-- Start --

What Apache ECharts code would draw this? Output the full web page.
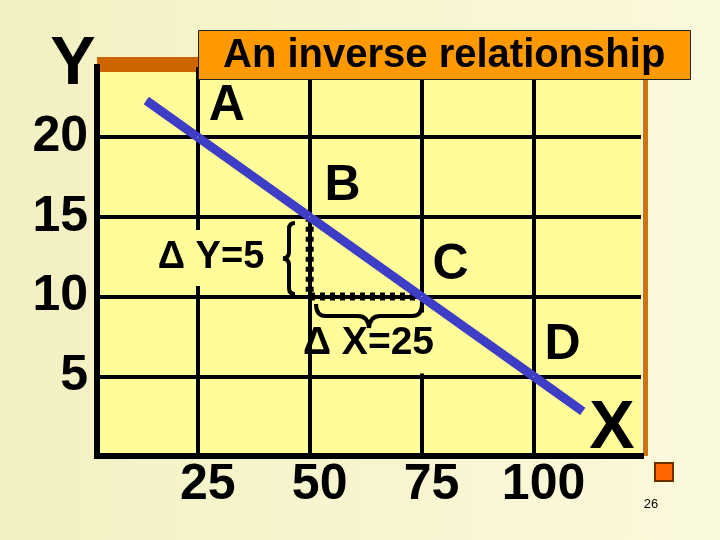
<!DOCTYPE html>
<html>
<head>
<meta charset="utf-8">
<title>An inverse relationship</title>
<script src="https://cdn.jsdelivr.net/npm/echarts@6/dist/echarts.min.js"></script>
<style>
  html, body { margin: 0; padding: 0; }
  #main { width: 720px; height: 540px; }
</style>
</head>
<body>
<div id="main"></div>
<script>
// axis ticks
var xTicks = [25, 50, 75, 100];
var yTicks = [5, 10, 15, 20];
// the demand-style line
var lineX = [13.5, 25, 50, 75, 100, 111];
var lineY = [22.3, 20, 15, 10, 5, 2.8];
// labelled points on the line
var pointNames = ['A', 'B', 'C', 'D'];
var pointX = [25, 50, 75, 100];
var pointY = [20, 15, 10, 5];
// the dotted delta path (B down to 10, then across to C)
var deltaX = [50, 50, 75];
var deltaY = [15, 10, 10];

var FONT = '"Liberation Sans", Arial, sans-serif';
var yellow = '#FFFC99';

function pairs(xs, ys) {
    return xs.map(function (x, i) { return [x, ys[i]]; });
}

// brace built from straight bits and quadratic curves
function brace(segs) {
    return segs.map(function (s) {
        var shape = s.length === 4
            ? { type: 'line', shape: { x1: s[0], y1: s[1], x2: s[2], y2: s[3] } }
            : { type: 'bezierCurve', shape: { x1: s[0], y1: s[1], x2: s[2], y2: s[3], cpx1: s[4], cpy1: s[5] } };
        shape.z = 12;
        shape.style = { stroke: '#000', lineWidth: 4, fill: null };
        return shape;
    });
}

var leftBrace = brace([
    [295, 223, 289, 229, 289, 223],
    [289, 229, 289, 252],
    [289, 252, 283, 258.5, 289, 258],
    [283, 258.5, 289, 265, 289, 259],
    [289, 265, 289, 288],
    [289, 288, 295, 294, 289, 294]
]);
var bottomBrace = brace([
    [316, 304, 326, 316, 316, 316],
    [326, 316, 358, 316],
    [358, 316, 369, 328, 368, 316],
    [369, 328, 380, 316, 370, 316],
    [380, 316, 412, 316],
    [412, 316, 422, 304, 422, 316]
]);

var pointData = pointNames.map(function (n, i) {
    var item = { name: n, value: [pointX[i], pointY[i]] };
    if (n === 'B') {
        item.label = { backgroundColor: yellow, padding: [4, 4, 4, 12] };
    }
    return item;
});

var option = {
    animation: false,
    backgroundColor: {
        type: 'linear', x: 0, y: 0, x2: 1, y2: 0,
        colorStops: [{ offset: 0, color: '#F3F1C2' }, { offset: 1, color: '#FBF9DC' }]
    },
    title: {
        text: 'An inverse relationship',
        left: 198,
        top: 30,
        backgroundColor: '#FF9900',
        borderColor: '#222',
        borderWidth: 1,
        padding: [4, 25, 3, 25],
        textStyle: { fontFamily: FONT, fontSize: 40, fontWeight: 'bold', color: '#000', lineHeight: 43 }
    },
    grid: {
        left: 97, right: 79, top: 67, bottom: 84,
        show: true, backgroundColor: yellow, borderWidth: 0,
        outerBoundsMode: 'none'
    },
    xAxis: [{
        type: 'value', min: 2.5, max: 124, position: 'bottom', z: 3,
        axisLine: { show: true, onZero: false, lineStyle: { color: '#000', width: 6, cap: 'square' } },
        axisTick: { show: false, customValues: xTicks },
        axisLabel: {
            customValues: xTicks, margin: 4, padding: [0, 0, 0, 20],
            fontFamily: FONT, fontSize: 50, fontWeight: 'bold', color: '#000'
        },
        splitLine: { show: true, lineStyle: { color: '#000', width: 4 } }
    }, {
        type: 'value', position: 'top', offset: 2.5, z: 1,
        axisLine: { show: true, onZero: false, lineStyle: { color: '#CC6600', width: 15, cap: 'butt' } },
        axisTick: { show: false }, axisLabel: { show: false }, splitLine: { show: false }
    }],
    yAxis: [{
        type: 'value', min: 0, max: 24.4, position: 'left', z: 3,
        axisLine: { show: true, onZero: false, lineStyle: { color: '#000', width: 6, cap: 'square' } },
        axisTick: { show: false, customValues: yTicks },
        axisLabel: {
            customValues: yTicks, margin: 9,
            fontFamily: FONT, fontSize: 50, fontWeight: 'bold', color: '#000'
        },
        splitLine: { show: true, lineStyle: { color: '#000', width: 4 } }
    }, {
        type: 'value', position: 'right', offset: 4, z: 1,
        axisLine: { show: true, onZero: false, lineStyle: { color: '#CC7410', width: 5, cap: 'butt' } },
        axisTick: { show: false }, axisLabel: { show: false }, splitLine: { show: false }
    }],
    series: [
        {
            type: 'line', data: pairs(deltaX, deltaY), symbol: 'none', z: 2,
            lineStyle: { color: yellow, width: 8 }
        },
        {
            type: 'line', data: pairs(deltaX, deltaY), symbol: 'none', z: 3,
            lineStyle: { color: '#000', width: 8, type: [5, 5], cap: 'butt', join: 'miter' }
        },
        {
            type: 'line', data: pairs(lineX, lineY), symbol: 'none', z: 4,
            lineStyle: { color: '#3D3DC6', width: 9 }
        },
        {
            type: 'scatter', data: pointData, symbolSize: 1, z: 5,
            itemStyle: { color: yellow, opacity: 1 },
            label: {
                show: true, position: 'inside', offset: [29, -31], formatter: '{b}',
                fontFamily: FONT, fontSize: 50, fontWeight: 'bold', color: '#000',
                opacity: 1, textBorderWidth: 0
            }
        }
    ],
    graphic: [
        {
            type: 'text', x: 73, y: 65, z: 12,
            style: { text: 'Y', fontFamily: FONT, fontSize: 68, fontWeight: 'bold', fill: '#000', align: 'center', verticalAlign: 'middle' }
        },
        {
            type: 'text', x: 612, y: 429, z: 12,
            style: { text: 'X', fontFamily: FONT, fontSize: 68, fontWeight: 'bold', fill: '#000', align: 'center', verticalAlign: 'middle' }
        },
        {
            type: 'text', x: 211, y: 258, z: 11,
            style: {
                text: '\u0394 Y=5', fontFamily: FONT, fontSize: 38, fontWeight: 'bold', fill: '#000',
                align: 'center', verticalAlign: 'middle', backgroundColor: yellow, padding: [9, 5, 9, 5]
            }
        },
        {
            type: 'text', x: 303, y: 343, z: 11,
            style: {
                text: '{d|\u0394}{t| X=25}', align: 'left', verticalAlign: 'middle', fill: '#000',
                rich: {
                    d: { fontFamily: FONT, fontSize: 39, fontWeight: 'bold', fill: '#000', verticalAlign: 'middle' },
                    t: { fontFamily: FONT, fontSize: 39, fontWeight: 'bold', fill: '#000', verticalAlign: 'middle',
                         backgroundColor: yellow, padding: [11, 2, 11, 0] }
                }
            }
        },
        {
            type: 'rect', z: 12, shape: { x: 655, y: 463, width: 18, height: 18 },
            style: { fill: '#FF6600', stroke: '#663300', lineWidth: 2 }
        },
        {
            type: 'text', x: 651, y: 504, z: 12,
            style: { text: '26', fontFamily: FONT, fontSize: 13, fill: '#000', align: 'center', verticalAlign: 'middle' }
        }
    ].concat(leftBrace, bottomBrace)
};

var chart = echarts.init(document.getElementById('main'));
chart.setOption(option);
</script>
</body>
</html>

-- End --

### What you are asked to do
Transcribe the material exactly, leaving every picture out.

### Written response
What Apache ECharts code would draw this? Output the full web page.
<!DOCTYPE html>
<html>
<head>
<meta charset="utf-8">
<title>An inverse relationship</title>
<script src="https://cdn.jsdelivr.net/npm/echarts@6/dist/echarts.min.js"></script>
<style>
  html, body { margin: 0; padding: 0; }
  #main { width: 720px; height: 540px; }
</style>
</head>
<body>
<div id="main"></div>
<script>
// axis ticks
var xTicks = [25, 50, 75, 100];
var yTicks = [5, 10, 15, 20];
// the demand-style line
var lineX = [13.5, 25, 50, 75, 100, 111];
var lineY = [22.3, 20, 15, 10, 5, 2.8];
// labelled points on the line
var pointNames = ['A', 'B', 'C', 'D'];
var pointX = [25, 50, 75, 100];
var pointY = [20, 15, 10, 5];
// the dotted delta path (B down to 10, then across to C)
var deltaX = [50, 50, 75];
var deltaY = [15, 10, 10];

var FONT = '"Liberation Sans", Arial, sans-serif';
var yellow = '#FFFC99';

function pairs(xs, ys) {
    return xs.map(function (x, i) { return [x, ys[i]]; });
}

// brace built from straight bits and quadratic curves
function brace(segs) {
    return segs.map(function (s) {
        var shape = s.length === 4
            ? { type: 'line', shape: { x1: s[0], y1: s[1], x2: s[2], y2: s[3] } }
            : { type: 'bezierCurve', shape: { x1: s[0], y1: s[1], x2: s[2], y2: s[3], cpx1: s[4], cpy1: s[5] } };
        shape.z = 12;
        shape.style = { stroke: '#000', lineWidth: 4, fill: null };
        return shape;
    });
}

var leftBrace = brace([
    [295, 223, 289, 229, 289, 223],
    [289, 229, 289, 252],
    [289, 252, 283, 258.5, 289, 258],
    [283, 258.5, 289, 265, 289, 259],
    [289, 265, 289, 288],
    [289, 288, 295, 294, 289, 294]
]);
var bottomBrace = brace([
    [316, 304, 326, 316, 316, 316],
    [326, 316, 358, 316],
    [358, 316, 369, 328, 368, 316],
    [369, 328, 380, 316, 370, 316],
    [380, 316, 412, 316],
    [412, 316, 422, 304, 422, 316]
]);

var pointData = pointNames.map(function (n, i) {
    var item = { name: n, value: [pointX[i], pointY[i]] };
    if (n === 'B') {
        item.label = { backgroundColor: yellow, padding: [4, 4, 4, 12] };
    }
    return item;
});

var option = {
    animation: false,
    backgroundColor: {
        type: 'linear', x: 0, y: 0, x2: 1, y2: 0,
        colorStops: [{ offset: 0, color: '#F3F1C2' }, { offset: 1, color: '#FBF9DC' }]
    },
    title: {
        text: 'An inverse relationship',
        left: 198,
        top: 30,
        backgroundColor: '#FF9900',
        borderColor: '#222',
        borderWidth: 1,
        padding: [4, 25, 3, 25],
        textStyle: { fontFamily: FONT, fontSize: 40, fontWeight: 'bold', color: '#000', lineHeight: 43 }
    },
    grid: {
        left: 97, right: 79, top: 67, bottom: 84,
        show: true, backgroundColor: yellow, borderWidth: 0,
        outerBoundsMode: 'none'
    },
    xAxis: [{
        type: 'value', min: 2.5, max: 124, position: 'bottom', z: 3,
        axisLine: { show: true, onZero: false, lineStyle: { color: '#000', width: 6, cap: 'square' } },
        axisTick: { show: false, customValues: xTicks },
        axisLabel: {
            customValues: xTicks, margin: 4, padding: [0, 0, 0, 20],
            fontFamily: FONT, fontSize: 50, fontWeight: 'bold', color: '#000'
        },
        splitLine: { show: true, lineStyle: { color: '#000', width: 4 } }
    }, {
        type: 'value', position: 'top', offset: 2.5, z: 1,
        axisLine: { show: true, onZero: false, lineStyle: { color: '#CC6600', width: 15, cap: 'butt' } },
        axisTick: { show: false }, axisLabel: { show: false }, splitLine: { show: false }
    }],
    yAxis: [{
        type: 'value', min: 0, max: 24.4, position: 'left', z: 3,
        axisLine: { show: true, onZero: false, lineStyle: { color: '#000', width: 6, cap: 'square' } },
        axisTick: { show: false, customValues: yTicks },
        axisLabel: {
            customValues: yTicks, margin: 9,
            fontFamily: FONT, fontSize: 50, fontWeight: 'bold', color: '#000'
        },
        splitLine: { show: true, lineStyle: { color: '#000', width: 4 } }
    }, {
        type: 'value', position: 'right', offset: 4, z: 1,
        axisLine: { show: true, onZero: false, lineStyle: { color: '#CC7410', width: 5, cap: 'butt' } },
        axisTick: { show: false }, axisLabel: { show: false }, splitLine: { show: false }
    }],
    series: [
        {
            type: 'line', data: pairs(deltaX, deltaY), symbol: 'none', z: 2,
            lineStyle: { color: yellow, width: 8 }
        },
        {
            type: 'line', data: pairs(deltaX, deltaY), symbol: 'none', z: 3,
            lineStyle: { color: '#000', width: 8, type: [5, 5], cap: 'butt', join: 'miter' }
        },
        {
            type: 'line', data: pairs(lineX, lineY), symbol: 'none', z: 4,
            lineStyle: { color: '#3D3DC6', width: 9 }
        },
        {
            type: 'scatter', data: pointData, symbolSize: 1, z: 5,
            itemStyle: { color: yellow, opacity: 1 },
            label: {
                show: true, position: 'inside', offset: [29, -31], formatter: '{b}',
                fontFamily: FONT, fontSize: 50, fontWeight: 'bold', color: '#000',
                opacity: 1, textBorderWidth: 0
            }
        }
    ],
    graphic: [
        {
            type: 'text', x: 73, y: 65, z: 12,
            style: { text: 'Y', fontFamily: FONT, fontSize: 68, fontWeight: 'bold', fill: '#000', align: 'center', verticalAlign: 'middle' }
        },
        {
            type: 'text', x: 612, y: 429, z: 12,
            style: { text: 'X', fontFamily: FONT, fontSize: 68, fontWeight: 'bold', fill: '#000', align: 'center', verticalAlign: 'middle' }
        },
        {
            type: 'text', x: 211, y: 258, z: 11,
            style: {
                text: '\u0394 Y=5', fontFamily: FONT, fontSize: 38, fontWeight: 'bold', fill: '#000',
                align: 'center', verticalAlign: 'middle', backgroundColor: yellow, padding: [9, 5, 9, 5]
            }
        },
        {
            type: 'text', x: 303, y: 343, z: 11,
            style: {
                text: '{d|\u0394}{t| X=25}', align: 'left', verticalAlign: 'middle', fill: '#000',
                rich: {
                    d: { fontFamily: FONT, fontSize: 39, fontWeight: 'bold', fill: '#000', verticalAlign: 'middle' },
                    t: { fontFamily: FONT, fontSize: 39, fontWeight: 'bold', fill: '#000', verticalAlign: 'middle',
                         backgroundColor: yellow, padding: [11, 2, 11, 0] }
                }
            }
        },
        {
            type: 'rect', z: 12, shape: { x: 655, y: 463, width: 18, height: 18 },
            style: { fill: '#FF6600', stroke: '#663300', lineWidth: 2 }
        },
        {
            type: 'text', x: 651, y: 504, z: 12,
            style: { text: '26', fontFamily: FONT, fontSize: 13, fill: '#000', align: 'center', verticalAlign: 'middle' }
        }
    ].concat(leftBrace, bottomBrace)
};

var chart = echarts.init(document.getElementById('main'));
chart.setOption(option);
</script>
</body>
</html>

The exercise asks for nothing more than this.